Love exists in many forms that complement a variety of relationships. Think of the love you feel for your partner versus the love you feel for a friend, relative, pet, or hobby. It is restrictive to think that there is a “right” kind of love to strive for, which may lead you farther astray from the type of feeling you desire in a relationship.
For example, if you think that you must not love your partner of five years because you no longer experience the same level of passion for him or her, you may feel ashamed or even blame your partner for losing that sense of excitement in your relationship. But the diminishment of passion may be complemented by an increase in intimacy whereby you feel emotionally closer to your partner and connected on a deeper level. Achieving this perspective, you can utilize that deeper relationship with your partner to find ways to rekindle the passion in your relationship, taking an active stance rather than passively brooding over a felt loss of love in your relationship.

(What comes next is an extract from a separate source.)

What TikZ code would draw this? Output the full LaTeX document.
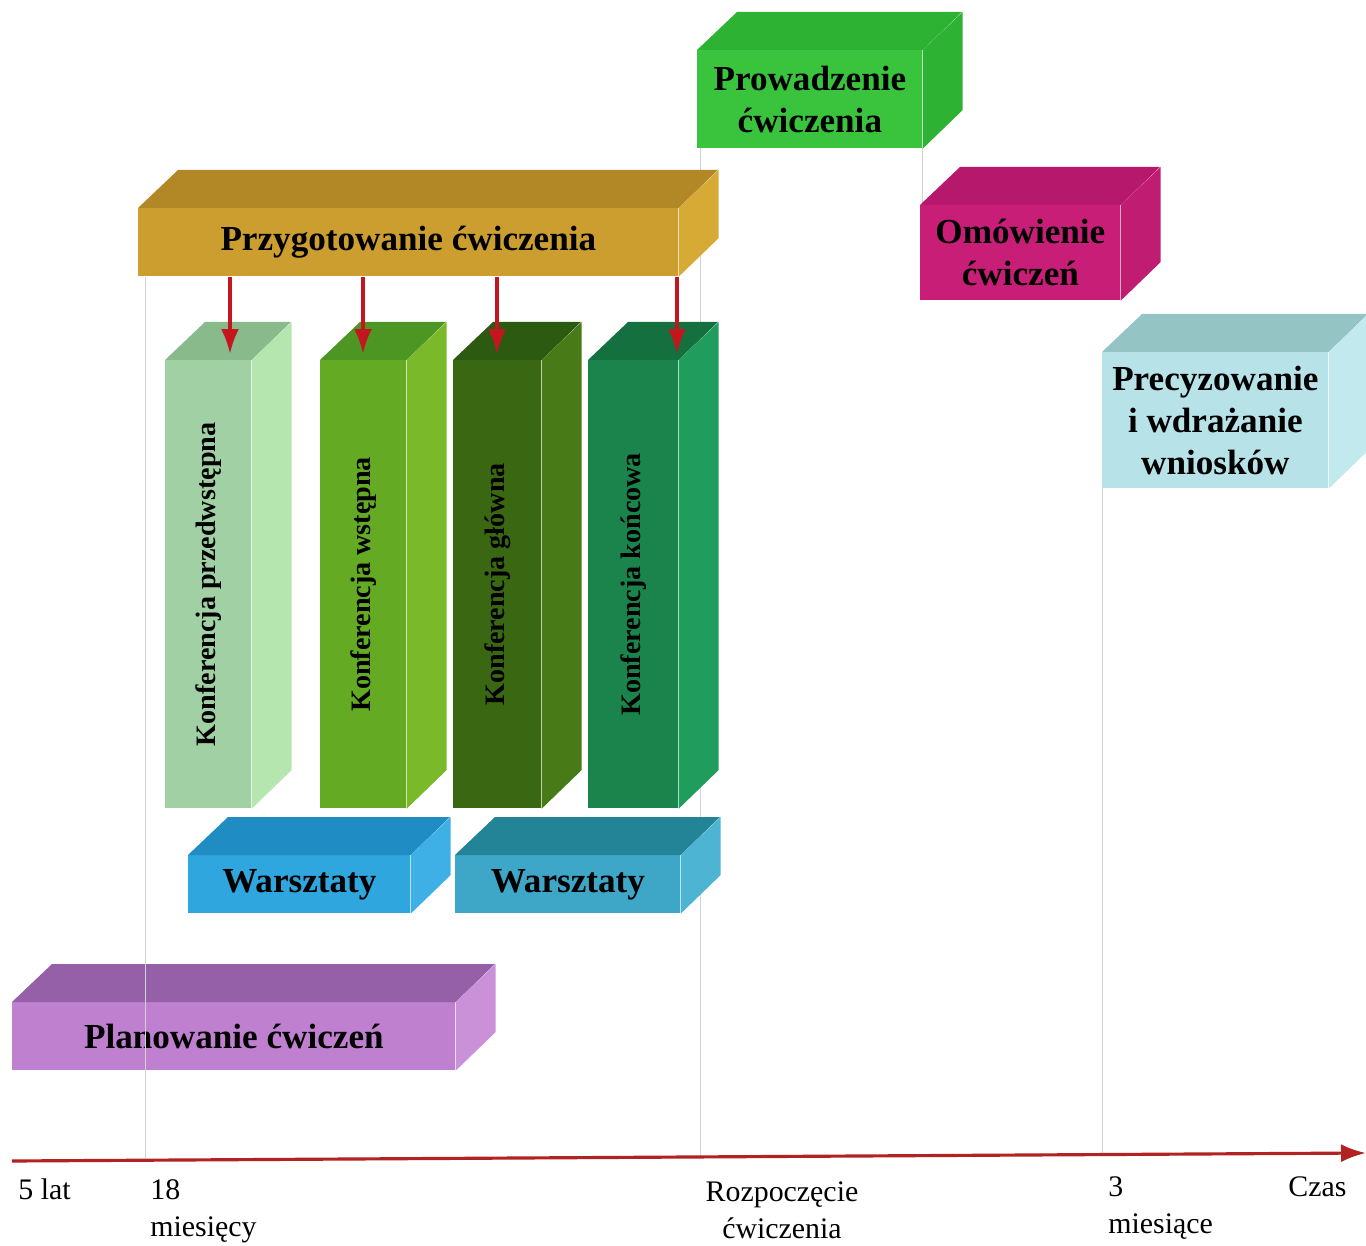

Psychologist Robert Sternberg developed a triangular theory of love that breaks down the major components of love and highlights the fluidity that can occur between different types of love throughout the course of a relationship. The three sides of the triangle consist of passion, intimacy and commitment. By understanding which dimension needs nurturing in your relationship, you can achieve the love you want.
Intimacy encompasses emotional connection, attachment, shared experiences, and empathy. Passion includes novelty, mystery, obsession, and fantasy, and it is typically the quickest to flare and fastest to fade of the three components. Finally, commitment consists of the emotional, legal, and financial priorities and plans you devote to the relationship.
Love can exist with just one component. With only intimacy, liking love forms, such as how you might describe loving a hobby or a friend. With only passion, short-term infatuation develops, such as how you might become obsessed with a new partner. On its own, commitment creates empty love, encompassed by a sense of obligation, which might occur in the early phases of an arranged marriage.
Two components of love may combine to create unique love formulas, and they allow for a variety of relationship dynamics.
- Intimacy + passion = romantic love, often experienced as the head-over-heels phase early in an intimate relationship.
- Intimacy + commitment = companionate love, and it is more common in long-term relationships when infatuation diminishes but affection remains or how one might feel about close family members.
- Commitment + passion = fatuous love, which describes many relationships that quickly move from courtship to marriage before an underlying foundation of intimacy and affection exists.
When all three components are strong, Sternberg calls this consummate love. It is often painted as the ideal happily-ever-after dynamic. Unfortunately, many partners wrongly assume that in successful relationships, all three facets of love are automatic, but love is very conditional. Sternberg himself notes that maintaining consummate love is harder than achieving it.
Not all partners will experience love in the same way, so matters can be even more complicated if partners differ in their feelings about the current relationship. Ask your partner how much he or she feels fulfilled in the three facets of love, and assess your fulfillment to better understand what makes you feel loved, what makes your partner feel loved, and how you each like to express your love for each other.
Love is dynamic, not static. It is normal for relationships to drift between different types of love, and it is possible to renew components that may have faded or been neglected over time. By learning more about love, you can create the love you want in your relationship.